Start of Data block

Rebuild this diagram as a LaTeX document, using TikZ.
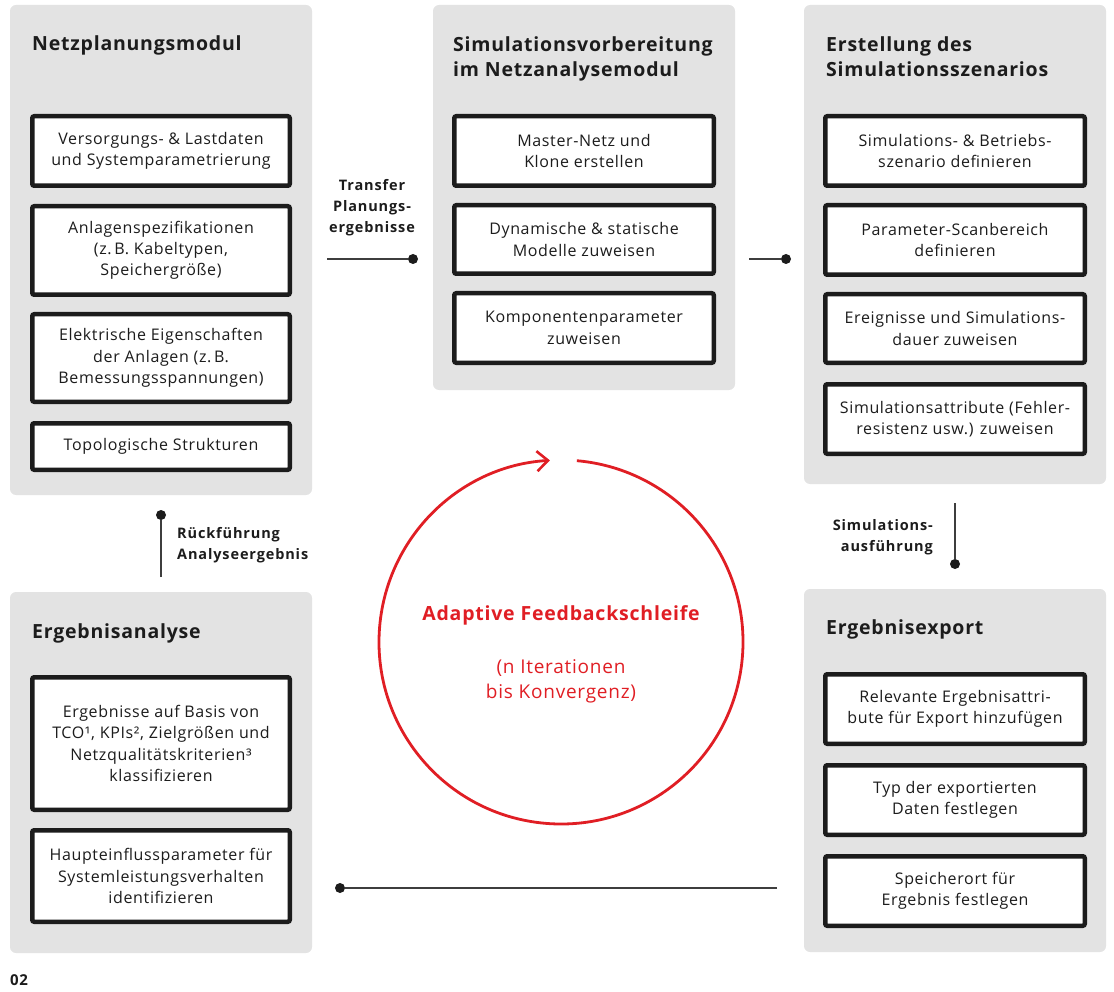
\documentclass[tikz,border=0pt]{standalone}
\usepackage{fontspec}
\setmainfont{Open Sans}[LetterSpace=4]
\usetikzlibrary{arrows.meta,calc}

\definecolor{panelgray}{RGB}{227,227,227}
\definecolor{ink}{RGB}{28,28,28}
\definecolor{loopred}{RGB}{224,30,36}

\tikzset{
  panel/.style={fill=panelgray, rounded corners=6pt, inner sep=0pt},
  cell/.style={draw=ink, line width=4.5pt, fill=white, rounded corners=2pt,
    align=center, font=\fontsize{16}{21.3}\selectfont, text=ink, inner sep=0pt},
  head/.style={font=\fontsize{19.5}{25.5}\selectfont\bfseries, text=ink,
    align=left, inner sep=0pt, anchor=base west},
  flowlabel/.style={font=\fontsize{14.5}{21}\selectfont\bfseries\addfontfeatures{LetterSpace=6},
    text=ink, inner sep=0pt},
  link/.style={draw=ink!85, line width=1.4pt},
  dot/.style={circle, fill=ink, inner sep=0pt, minimum size=10pt},
  loop/.style={draw=loopred, line width=2.8pt, -{Straight Barb[length=11pt,width=20pt,line width=2.6pt]}},
}

% panel from corner (x1,y1) to (x2,y2)
\newcommand\panelnode[6]{%
  \node[panel, minimum width={(#5)-(#3)}, minimum height={(#6)-(#4)}]
    (#1) at ({((#3)+(#5))/2},{((#4)+(#6))/2}) {#2};}
% framed step box, outer edges at (x1,y1) and (x2,y2)
\newcommand\cellnode[6]{%
  \node[cell, minimum width={(#5)-(#3)-4.5}, minimum height={(#6)-(#4)-4.5}]
    (#1) at ({((#3)+(#5))/2},{((#4)+(#6))/2+1}) {#2};}

\begin{document}
\begin{tikzpicture}[x=1pt, y=-1pt]
\useasboundingbox (0,0) rectangle (1114,992);

% ---------- panels ----------
\panelnode{pPlan}{}{10}{5}{312}{495}
\panelnode{pPrep}{}{433}{5}{735}{390}
\panelnode{pScen}{}{804}{5}{1106}{484}
\panelnode{pAna}{}{10}{592}{312}{953}
\panelnode{pExp}{}{804}{589}{1106}{952}

% ---------- headings (base = last line) ----------
\node[head] (hPlan) at (32,51) {Netzplanungsmodul};
\node[head] (hPrep) at (453,77) {Simulationsvorbereitung\\im Netzanalysemodul};
\node[head] (hScen) at (826,77) {Erstellung des\\Simulationsszenarios};
\node[head] (hAna) at (32,638) {Ergebnisanalyse};
\node[head] (hExp) at (826,634) {Ergebnisexport};

% ---------- Netzplanungsmodul ----------
\cellnode{a1}{Versorgungs- \& Lastdaten\\und Systemparametrierung}{30}{113}{292}{187}
\cellnode{a2}{Anlagenspezifikationen\\(z.\,B. Kabeltypen,\\Speichergröße)}{30}{203}{292}{296}
\cellnode{a3}{Elektrische Eigenschaften\\der Anlagen (z.\,B.\\Bemessungsspannungen)}{30}{311}{292}{403}
\cellnode{a4}{Topologische Strukturen}{30}{420}{292}{471}

% ---------- Simulationsvorbereitung ----------
\cellnode{b1}{Master-Netz und\\Klone erstellen}{452}{113}{716}{187}
\cellnode{b2}{Dynamische \& statische\\Modelle zuweisen}{452}{202}{716}{275}
\cellnode{b3}{Komponentenparameter\\zuweisen}{452}{290}{716}{364}

% ---------- Simulationsszenario ----------
\cellnode{c1}{Simulations- \& Betriebs-\\szenario definieren}{823}{113}{1087}{187}
\cellnode{c2}{Parameter-Scanbereich\\definieren}{823}{202}{1087}{276}
\cellnode{c3}{Ereignisse und Simulations-\\dauer zuweisen}{823}{291}{1087}{364}
\cellnode{c4}{Simulationsattribute (Fehler-\\resistenz usw.) zuweisen}{823}{381}{1087}{455}

% ---------- Ergebnisexport ----------
\cellnode{e1}{Relevante Ergebnisattri-\\bute für Export hinzufügen}{823}{671}{1087}{745}
\cellnode{e2}{Typ der exportierten\\Daten festlegen}{823}{762}{1087}{836}
\cellnode{e3}{Speicherort für\\Ergebnis festlegen}{823}{853}{1087}{927}

% ---------- Ergebnisanalyse ----------
\cellnode{d1}{Ergebnisse auf Basis von\\TCO¹, KPIs², Zielgrößen und\\Netzqualitätskriterien³\\klassifizieren}{30}{674}{292}{811}
\cellnode{d2}{Haupteinflussparameter für\\Systemleistungsverhalten\\identifizieren}{30}{827}{292}{923}

% ---------- transitions ----------
\coordinate (t1s) at (327,259);
\node[dot] (t1e) at (413,259) {};
\draw[link] (t1s) -- (t1e);
\node[flowlabel, align=center, anchor=base] (t1l) at (372,233) {Transfer\\Planungs-\\ergebnisse};

\coordinate (t2s) at (749,259);
\node[dot] (t2e) at (786,259) {};
\draw[link] (t2s) -- (t2e);

\coordinate (t3s) at (955,503);
\node[dot] (t3e) at (955,564) {};
\draw[link] (t3s) -- (t3e);
\node[flowlabel, align=right, anchor=base east] (t3l) at (933,551) {Simulations-\\ausführung};

\coordinate (t4s) at (777,888);
\node[dot] (t4e) at (340,888) {};
\draw[link] (t4s) -- (t4e);

\coordinate (t5s) at (161,577);
\node[dot] (t5e) at (161,515) {};
\draw[link] (t5s) -- (t5e);
\node[flowlabel, align=left, anchor=base west] (t5l) at (177,559) {Rückführung\\Analyseergebnis};

% ---------- feedback loop ----------
\coordinate (lc) at (561,642);
\draw[loop] ($(lc)+(85:182pt)$) arc[start angle=85, end angle=-266.5, radius=182pt];
\node[font=\fontsize{19.5}{25}\selectfont\bfseries, text=loopred, anchor=base, inner sep=0pt]
  (loopTitle) at (561,620) {Adaptive Feedbackschleife};
\node[font=\fontsize{19}{25}\selectfont, text=loopred, align=center, anchor=base, inner sep=0pt]
  (loopNote) at (561,698) {(n Iterationen\\bis Konvergenz)};

% ---------- figure number ----------
\node[font=\fontsize{15}{17}\selectfont\bfseries, text=ink, anchor=base west, inner sep=0pt]
  (figNo) at (10,985) {02};
\end{tikzpicture}
\end{document}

End of Data block

> [What to do] Write out the listing above again, exactly, but with no pictures in the copy.

> [Response for this exercise]
Rebuild this diagram as a LaTeX document, using TikZ.
\documentclass[tikz,border=0pt]{standalone}
\usepackage{fontspec}
\setmainfont{Open Sans}[LetterSpace=4]
\usetikzlibrary{arrows.meta,calc}

\definecolor{panelgray}{RGB}{227,227,227}
\definecolor{ink}{RGB}{28,28,28}
\definecolor{loopred}{RGB}{224,30,36}

\tikzset{
  panel/.style={fill=panelgray, rounded corners=6pt, inner sep=0pt},
  cell/.style={draw=ink, line width=4.5pt, fill=white, rounded corners=2pt,
    align=center, font=\fontsize{16}{21.3}\selectfont, text=ink, inner sep=0pt},
  head/.style={font=\fontsize{19.5}{25.5}\selectfont\bfseries, text=ink,
    align=left, inner sep=0pt, anchor=base west},
  flowlabel/.style={font=\fontsize{14.5}{21}\selectfont\bfseries\addfontfeatures{LetterSpace=6},
    text=ink, inner sep=0pt},
  link/.style={draw=ink!85, line width=1.4pt},
  dot/.style={circle, fill=ink, inner sep=0pt, minimum size=10pt},
  loop/.style={draw=loopred, line width=2.8pt, -{Straight Barb[length=11pt,width=20pt,line width=2.6pt]}},
}

% panel from corner (x1,y1) to (x2,y2)
\newcommand\panelnode[6]{%
  \node[panel, minimum width={(#5)-(#3)}, minimum height={(#6)-(#4)}]
    (#1) at ({((#3)+(#5))/2},{((#4)+(#6))/2}) {#2};}
% framed step box, outer edges at (x1,y1) and (x2,y2)
\newcommand\cellnode[6]{%
  \node[cell, minimum width={(#5)-(#3)-4.5}, minimum height={(#6)-(#4)-4.5}]
    (#1) at ({((#3)+(#5))/2},{((#4)+(#6))/2+1}) {#2};}

\begin{document}
\begin{tikzpicture}[x=1pt, y=-1pt]
\useasboundingbox (0,0) rectangle (1114,992);

% ---------- panels ----------
\panelnode{pPlan}{}{10}{5}{312}{495}
\panelnode{pPrep}{}{433}{5}{735}{390}
\panelnode{pScen}{}{804}{5}{1106}{484}
\panelnode{pAna}{}{10}{592}{312}{953}
\panelnode{pExp}{}{804}{589}{1106}{952}

% ---------- headings (base = last line) ----------
\node[head] (hPlan) at (32,51) {Netzplanungsmodul};
\node[head] (hPrep) at (453,77) {Simulationsvorbereitung\\im Netzanalysemodul};
\node[head] (hScen) at (826,77) {Erstellung des\\Simulationsszenarios};
\node[head] (hAna) at (32,638) {Ergebnisanalyse};
\node[head] (hExp) at (826,634) {Ergebnisexport};

% ---------- Netzplanungsmodul ----------
\cellnode{a1}{Versorgungs- \& Lastdaten\\und Systemparametrierung}{30}{113}{292}{187}
\cellnode{a2}{Anlagenspezifikationen\\(z.\,B. Kabeltypen,\\Speichergröße)}{30}{203}{292}{296}
\cellnode{a3}{Elektrische Eigenschaften\\der Anlagen (z.\,B.\\Bemessungsspannungen)}{30}{311}{292}{403}
\cellnode{a4}{Topologische Strukturen}{30}{420}{292}{471}

% ---------- Simulationsvorbereitung ----------
\cellnode{b1}{Master-Netz und\\Klone erstellen}{452}{113}{716}{187}
\cellnode{b2}{Dynamische \& statische\\Modelle zuweisen}{452}{202}{716}{275}
\cellnode{b3}{Komponentenparameter\\zuweisen}{452}{290}{716}{364}

% ---------- Simulationsszenario ----------
\cellnode{c1}{Simulations- \& Betriebs-\\szenario definieren}{823}{113}{1087}{187}
\cellnode{c2}{Parameter-Scanbereich\\definieren}{823}{202}{1087}{276}
\cellnode{c3}{Ereignisse und Simulations-\\dauer zuweisen}{823}{291}{1087}{364}
\cellnode{c4}{Simulationsattribute (Fehler-\\resistenz usw.) zuweisen}{823}{381}{1087}{455}

% ---------- Ergebnisexport ----------
\cellnode{e1}{Relevante Ergebnisattri-\\bute für Export hinzufügen}{823}{671}{1087}{745}
\cellnode{e2}{Typ der exportierten\\Daten festlegen}{823}{762}{1087}{836}
\cellnode{e3}{Speicherort für\\Ergebnis festlegen}{823}{853}{1087}{927}

% ---------- Ergebnisanalyse ----------
\cellnode{d1}{Ergebnisse auf Basis von\\TCO¹, KPIs², Zielgrößen und\\Netzqualitätskriterien³\\klassifizieren}{30}{674}{292}{811}
\cellnode{d2}{Haupteinflussparameter für\\Systemleistungsverhalten\\identifizieren}{30}{827}{292}{923}

% ---------- transitions ----------
\coordinate (t1s) at (327,259);
\node[dot] (t1e) at (413,259) {};
\draw[link] (t1s) -- (t1e);
\node[flowlabel, align=center, anchor=base] (t1l) at (372,233) {Transfer\\Planungs-\\ergebnisse};

\coordinate (t2s) at (749,259);
\node[dot] (t2e) at (786,259) {};
\draw[link] (t2s) -- (t2e);

\coordinate (t3s) at (955,503);
\node[dot] (t3e) at (955,564) {};
\draw[link] (t3s) -- (t3e);
\node[flowlabel, align=right, anchor=base east] (t3l) at (933,551) {Simulations-\\ausführung};

\coordinate (t4s) at (777,888);
\node[dot] (t4e) at (340,888) {};
\draw[link] (t4s) -- (t4e);

\coordinate (t5s) at (161,577);
\node[dot] (t5e) at (161,515) {};
\draw[link] (t5s) -- (t5e);
\node[flowlabel, align=left, anchor=base west] (t5l) at (177,559) {Rückführung\\Analyseergebnis};

% ---------- feedback loop ----------
\coordinate (lc) at (561,642);
\draw[loop] ($(lc)+(85:182pt)$) arc[start angle=85, end angle=-266.5, radius=182pt];
\node[font=\fontsize{19.5}{25}\selectfont\bfseries, text=loopred, anchor=base, inner sep=0pt]
  (loopTitle) at (561,620) {Adaptive Feedbackschleife};
\node[font=\fontsize{19}{25}\selectfont, text=loopred, align=center, anchor=base, inner sep=0pt]
  (loopNote) at (561,698) {(n Iterationen\\bis Konvergenz)};

% ---------- figure number ----------
\node[font=\fontsize{15}{17}\selectfont\bfseries, text=ink, anchor=base west, inner sep=0pt]
  (figNo) at (10,985) {02};
\end{tikzpicture}
\end{document}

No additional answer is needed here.